Images are not part of the copy; transcribe all the data exactly.
··· SOURCE EXCERPT
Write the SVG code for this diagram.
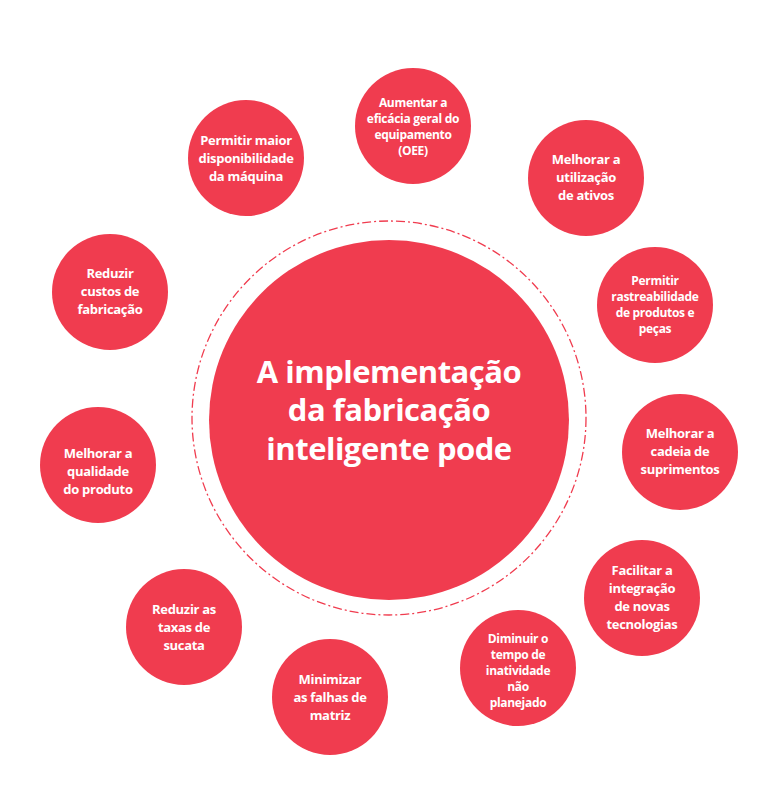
<svg xmlns="http://www.w3.org/2000/svg" width="781" height="810" viewBox="0 0 781 810">
<style>
.c{fill:#f03c4f}
.t{font-family:"Open Sans","Liberation Sans",sans-serif;font-weight:bold;fill:#fff;text-anchor:middle;font-size:13px;letter-spacing:-0.3px}
.s{font-size:12px}
.b{font-size:31px;letter-spacing:-0.5px}
</style>
<rect width="781" height="810" fill="#fff"/>
<g id="ring"><circle cx="389" cy="418" r="197" fill="none" stroke="#f03c4f" stroke-width="1.3" stroke-dasharray="9 3 2 3"/></g>
<g id="center"><circle class="c" cx="389" cy="420" r="180"/>
<text class="t b" x="389" y="383">A implementação</text>
<text class="t b" x="389" y="421">da fabricação</text>
<text class="t b" x="389" y="460">inteligente pode</text></g>
<g id="n1"><circle class="c" cx="413" cy="126" r="58"/><text class="t s" x="413" y="107">Aumentar a</text><text class="t s" x="413" y="123">eficácia geral do</text><text class="t s" x="413" y="139">equipamento</text><text class="t s" x="413" y="155">(OEE)</text></g>
<g id="n2"><circle class="c" cx="586" cy="178" r="58"/><text class="t" x="586" y="164">Melhorar a</text><text class="t" x="586" y="182">utilização</text><text class="t" x="586" y="200">de ativos</text></g>
<g id="n3"><circle class="c" cx="655" cy="305" r="58"/><text class="t s" x="655" y="285">Permitir</text><text class="t s" x="655" y="301">rastreabilidade</text><text class="t s" x="655" y="317">de produtos e</text><text class="t s" x="655" y="333">peças</text></g>
<g id="n4"><circle class="c" cx="680" cy="452" r="58"/><text class="t" x="680" y="438">Melhorar a</text><text class="t" x="680" y="456">cadeia de</text><text class="t" x="680" y="474">suprimentos</text></g>
<g id="n5"><circle class="c" cx="642" cy="598" r="58"/><text class="t" x="642" y="575">Facilitar a</text><text class="t" x="642" y="593">integração</text><text class="t" x="642" y="611">de novas</text><text class="t" x="642" y="629">tecnologias</text></g>
<g id="n6"><circle class="c" cx="518" cy="668" r="58"/><text class="t s" x="518" y="643">Diminuir o</text><text class="t s" x="518" y="659">tempo de</text><text class="t s" x="518" y="675">inatividade</text><text class="t s" x="518" y="691">não</text><text class="t s" x="518" y="707">planejado</text></g>
<g id="n7"><circle class="c" cx="330" cy="697" r="58"/><text class="t" x="330" y="684">Minimizar</text><text class="t" x="330" y="702">as falhas de</text><text class="t" x="330" y="720">matriz</text></g>
<g id="n8"><circle class="c" cx="184" cy="627" r="58"/><text class="t" x="184" y="614">Reduzir as</text><text class="t" x="184" y="632">taxas de</text><text class="t" x="184" y="650">sucata</text></g>
<g id="n9"><circle class="c" cx="98" cy="465" r="58"/><text class="t" x="98" y="458">Melhorar a</text><text class="t" x="98" y="476">qualidade</text><text class="t" x="98" y="494">do produto</text></g>
<g id="n10"><circle class="c" cx="110" cy="292" r="58"/><text class="t" x="110" y="278">Reduzir</text><text class="t" x="110" y="296">custos de</text><text class="t" x="110" y="314">fabricação</text></g>
<g id="n11"><circle class="c" cx="246" cy="158" r="58"/><text class="t" x="246" y="145">Permitir maior</text><text class="t" x="246" y="163">disponibilidade</text><text class="t" x="246" y="181">da máquina</text></g>
</svg>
······
→ EXERCISE RESULT:
Write the SVG code for this diagram.
<svg xmlns="http://www.w3.org/2000/svg" width="781" height="810" viewBox="0 0 781 810">
<style>
.c{fill:#f03c4f}
.t{font-family:"Open Sans","Liberation Sans",sans-serif;font-weight:bold;fill:#fff;text-anchor:middle;font-size:13px;letter-spacing:-0.3px}
.s{font-size:12px}
.b{font-size:31px;letter-spacing:-0.5px}
</style>
<rect width="781" height="810" fill="#fff"/>
<g id="ring"><circle cx="389" cy="418" r="197" fill="none" stroke="#f03c4f" stroke-width="1.3" stroke-dasharray="9 3 2 3"/></g>
<g id="center"><circle class="c" cx="389" cy="420" r="180"/>
<text class="t b" x="389" y="383">A implementação</text>
<text class="t b" x="389" y="421">da fabricação</text>
<text class="t b" x="389" y="460">inteligente pode</text></g>
<g id="n1"><circle class="c" cx="413" cy="126" r="58"/><text class="t s" x="413" y="107">Aumentar a</text><text class="t s" x="413" y="123">eficácia geral do</text><text class="t s" x="413" y="139">equipamento</text><text class="t s" x="413" y="155">(OEE)</text></g>
<g id="n2"><circle class="c" cx="586" cy="178" r="58"/><text class="t" x="586" y="164">Melhorar a</text><text class="t" x="586" y="182">utilização</text><text class="t" x="586" y="200">de ativos</text></g>
<g id="n3"><circle class="c" cx="655" cy="305" r="58"/><text class="t s" x="655" y="285">Permitir</text><text class="t s" x="655" y="301">rastreabilidade</text><text class="t s" x="655" y="317">de produtos e</text><text class="t s" x="655" y="333">peças</text></g>
<g id="n4"><circle class="c" cx="680" cy="452" r="58"/><text class="t" x="680" y="438">Melhorar a</text><text class="t" x="680" y="456">cadeia de</text><text class="t" x="680" y="474">suprimentos</text></g>
<g id="n5"><circle class="c" cx="642" cy="598" r="58"/><text class="t" x="642" y="575">Facilitar a</text><text class="t" x="642" y="593">integração</text><text class="t" x="642" y="611">de novas</text><text class="t" x="642" y="629">tecnologias</text></g>
<g id="n6"><circle class="c" cx="518" cy="668" r="58"/><text class="t s" x="518" y="643">Diminuir o</text><text class="t s" x="518" y="659">tempo de</text><text class="t s" x="518" y="675">inatividade</text><text class="t s" x="518" y="691">não</text><text class="t s" x="518" y="707">planejado</text></g>
<g id="n7"><circle class="c" cx="330" cy="697" r="58"/><text class="t" x="330" y="684">Minimizar</text><text class="t" x="330" y="702">as falhas de</text><text class="t" x="330" y="720">matriz</text></g>
<g id="n8"><circle class="c" cx="184" cy="627" r="58"/><text class="t" x="184" y="614">Reduzir as</text><text class="t" x="184" y="632">taxas de</text><text class="t" x="184" y="650">sucata</text></g>
<g id="n9"><circle class="c" cx="98" cy="465" r="58"/><text class="t" x="98" y="458">Melhorar a</text><text class="t" x="98" y="476">qualidade</text><text class="t" x="98" y="494">do produto</text></g>
<g id="n10"><circle class="c" cx="110" cy="292" r="58"/><text class="t" x="110" y="278">Reduzir</text><text class="t" x="110" y="296">custos de</text><text class="t" x="110" y="314">fabricação</text></g>
<g id="n11"><circle class="c" cx="246" cy="158" r="58"/><text class="t" x="246" y="145">Permitir maior</text><text class="t" x="246" y="163">disponibilidade</text><text class="t" x="246" y="181">da máquina</text></g>
</svg>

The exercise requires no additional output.